Les collectivités auront renoncé à leur contentieux à l’encontre des banques et seront dépourvues de tout moyen d’action à l’encontre de ces dernières. Alors que leur restera-t-il ? Une action contre l’Etat ? Si le législateur a bien pris soin de préciser que le Fonds est abondé à hauteur de 100 millions d’euros pour une durée maximale de 15 ans, ce qu’une loi a fait une autre peut le défaire et les bénéficiaires du fonds de soutien ne disposeront donc pas d’une garantie absolue de perception de l’aide pour son montant promis.

 

Pour toutes ces raisons, si déposer un dossier de demande au Fonds de soutien apparait dans nombre d’hypothèses une option raisonnable, la décision d’acceptation de l’offre qui sera faite devra être très finement réfléchie.



[1] Créé par l’article 92 de la loi du 29 décembre 2013 de finances pour 2014 complétée par le Décret du 29 avril 2014 relatif au fonds de soutien aux collectivités territoriales et à certains établissements publics ayant souscrit des contrats de prêt ou des contrats financiers structurés à risque

[2] Voir notamment dans ces colonnes les articles publiés le 30 septembre 2013 « Emprunts toxiques et loi de finances : Fonds de soutien, piège à comptes ? » et le 18 novembre 2013 « Article 60 du PLF 2014 : La peste et le choléra ».

[3] Une swaption est une option call portant sur un swap sur taux d’intérêt (interest rate swap). A l’échéance de l’option, le titulaire de la swaption a la possibilité de conclure un swap sur taux à des conditions prédéfinies.

[4] « La transaction est un contrat par lequel les parties terminent une contestation née, ou préviennent une contestation à naître.

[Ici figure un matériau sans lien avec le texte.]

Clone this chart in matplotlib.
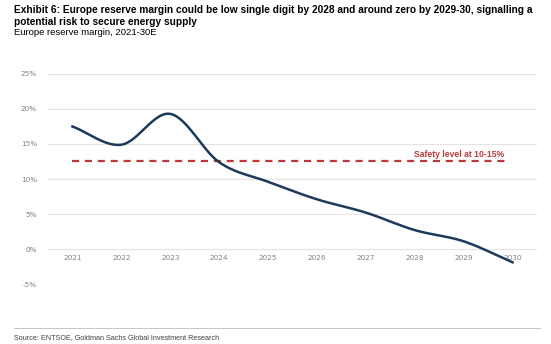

Ce contrat doit être rédigé par écrit. »

 

[5] Créé par décret n°2014-810 du 16 juillet 2014. Ce service est rattaché conjointement au ministre chargé du budget, du ministre chargé des collectivités territoriales, et au ministre chargé de l’outre-mer. Il est dirigé par M. Régis Baudoin. Il est chargé également  d’élaborer la doctrine d’emploi du Fonds de soutien (après avis du comité national d’orientation et de suivi) et de déterminer les montants d’aide.

[6] Article 92 I de la loi du 29 décembre 2013.